During the Sundance Film Festival, one can choose from at least 15 different activities, from watching films to hearing panels or tracking celebrities, to hitching a chairlift up the mountain. For the next of the next–transmedia installations, multimedia performances, and so on, the festival created a section called New Frontier. Curated by Shari Frilot, New Frontier selections push the boundaries of storytelling by using the most current tools of artistic expression for “a convergence of film, art, and technology.” If Sundance films break the mold, New Frontier artists challenge even conventional mold-breaking. And like the festival’s main slate, New Frontier also included panels, live performances, and experimental films, including the premiere of Interior. Leather Bar, where filmmakers, James Franco and Travis Mathews, re-imagine deleted scenes from the 1980 film Cruising, starring Al Pacino as an undercover cop who’s investigating a murder in the New York City gay, leather bar scene.
But unlike, say, the US Dramatic Competition, New Frontier had a dedicated physical space and a specially designed midsection of the official Sundance program booklet to set it off on its own. The Pixilated Pavilion, located in The Yard, a refurbished lumberyard on Kearns Blvd and a stop on the bus loop, was open to the public throughout the festival. It immersed audiences in a digital and personal reality with media installations, augmented reality, full-dome and wrap around films, and 3-D projection-mapped environments. What is all that, you ask?
In Pulse Index by artist Rafael Lozano-Hemmer, participants touched a sensor with their index finger which projected an up-close image of their fingerprint and a measurement of their heartbeat. The new image joined fingerprints of preceding visitors in a Fibonacci sequence on the three surrounding walls. The effect was a collection of glowing unique human identities amassed digitally. In a sense, Pulse Index is a form of data visualization—it uses images (the fingerprints) to show an existing data set, or the participants who touched the sensor. Infographic is another term used for this; although infographics generally display information in a cartoon-like nature. As the Internet now captures, stores, and processes more data on users than ever before, and users also generate more data, large unwieldy data sets can result. Artists and designers are exploring ways to tell stories based on this exponentially increasing data that are relatable.

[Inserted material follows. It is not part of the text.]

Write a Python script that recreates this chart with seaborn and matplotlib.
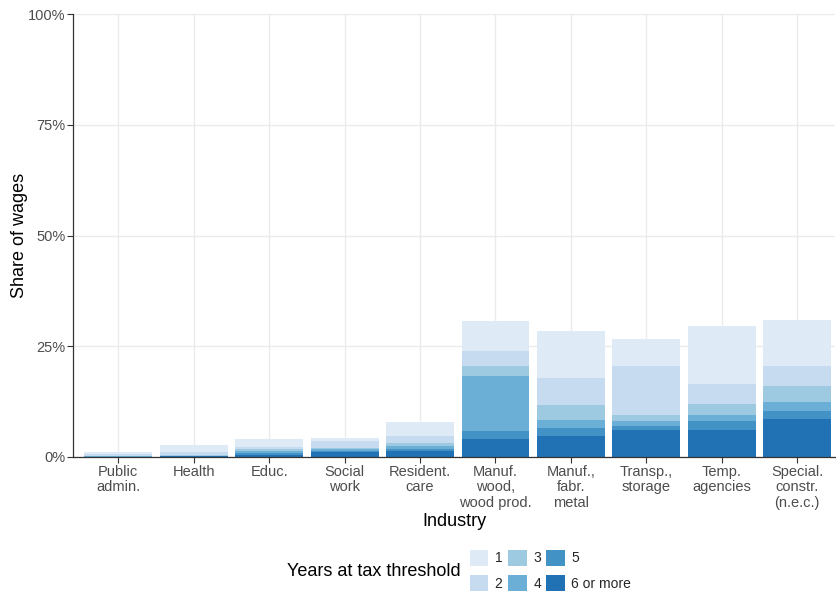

Coral: Rekindling Venus by Lynette Wallworth, is a full-dome projection and augmented reality installation—where graphics are integrated into the real-world—with the goal of connecting audiences with endangered coral reefs. To fully experience this installation, visitors downloaded the app to a mobile device then pointed their mobile’s camera at the seemingly bland coral poster in the pavilion (ie: the real-world). You’d see the original poster appear on your mobile device, as reality. Then, you’d touch the virtual coral on your device to see Wallworth’s artistic rendering of the moving oceanic surroundings—the augmented reality. Wallworth’s app enhances what we see in the poster by bringing it in to a seamless composite view, making it difficult to discern what is real and what is virtual.
Rapper Yung Jake is another artist who used augmented reality in the pavilion. Once you downloaded and opened his app on your mobile device, you’d hold the camera over his poster of the Yung Jake rock to see and hear the video, E.m-bed.de/d. If you moved your device around the rock, you could make Yung Jake’s image in the video shift. Move it away from the poster and the video disappeared. E.m-bed.de/d is an interactive HTML5 video, with auto-tuned sounding music, that satirizes our digital culture. Users could also access E.m-bed.de/d on laptops in the pavilion, although the video had a different look on laptops than the app.
The technology at New Frontier was part of an overall theme of technology at Sundance this year. Tech-oriented panels, and films such as Computer Chess, jOBS, the shorts Neil Kendricks describes, and even less obvious films like the Grand Jury Prize-winning Fruitvale, reflected filmmakers’ growing tension with the technology of our past, current, and future. Taken together, the tools of artistic expression may change, but the audience’s emotional response is often what determines whether or not these new “frontiers” resonate.